Band Alignment and Charge Transfer Mechanisms in the Prediction of Advanced Gate Dielectrics for Carbon Nanotube Field-Effect Transistors

The search for novel gate dielectrics to mitigate interface state density is a pressing concern in the fabrication of high-performance carbon nanotube field-effect transistors (CNT-FETs). In this study, we investigated the feasibility of employing strontium titanate (STO) with an ultra-high dielectric constant as the gate dielectric in CNT-FETs. By combining X-ray photoelectron spectroscopy measurements with first-principles calculations, we determined the band offsets between CNT and STO, as well as between CNT and conventional gate dielectrics such as HfO2 and SiO2. The valence/conduction band offset (VBO/CBO) at the STO/CNT interface is found to be 1.1 eV/1.5 eV, which is the smallest among all studied interfaces, followed by those at HfO2/CNT interface (VBO = 1.3 eV/CBO = 3.4 eV) and SiO2/CNT interface (VBO = 3.6 eV/CBO = 4.5 eV).
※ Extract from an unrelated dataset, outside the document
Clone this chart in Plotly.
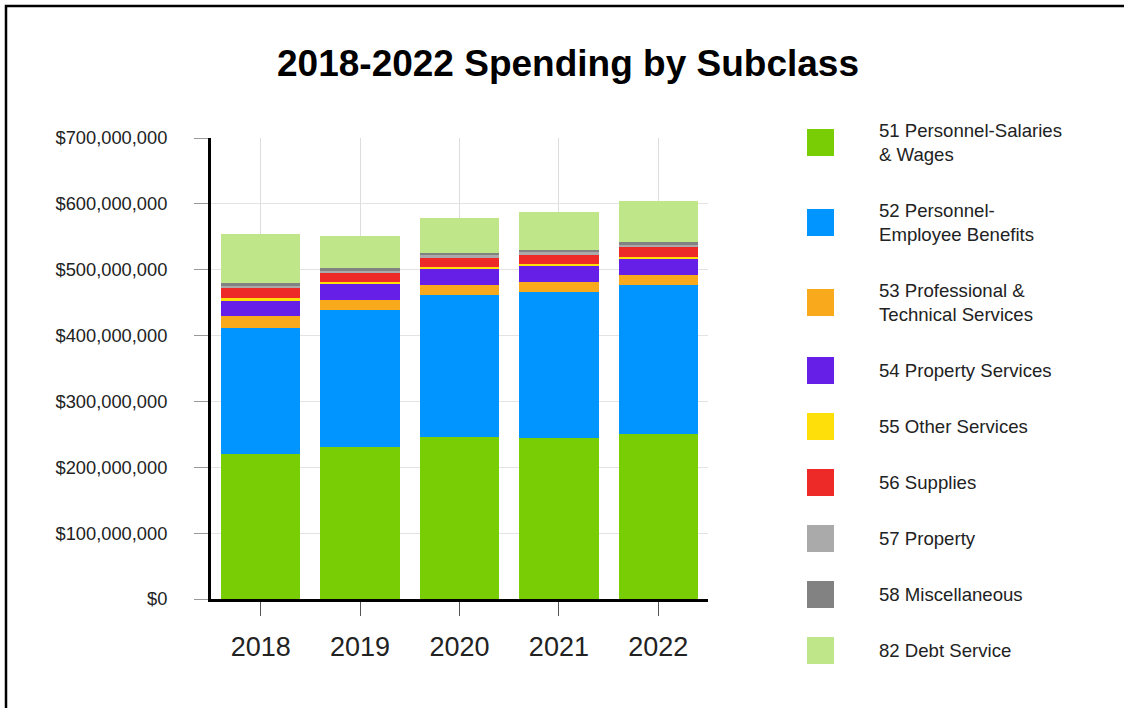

Moreover, charge transfer at the STO/CNT interface exhibits two orders of magnitude lower values compared to that at HfO2/CNT interface and is also significantly smaller than that at SiO2/CNT interface. This phenomenon can be ascribed to the combined effects of van der Waals forces at the STO/CNT interface and fewer dangling bonds on the STO surface. These findings suggest exceptional compatibility between STO and CNT, making STO highly suitable for high-performance CNT-FETs.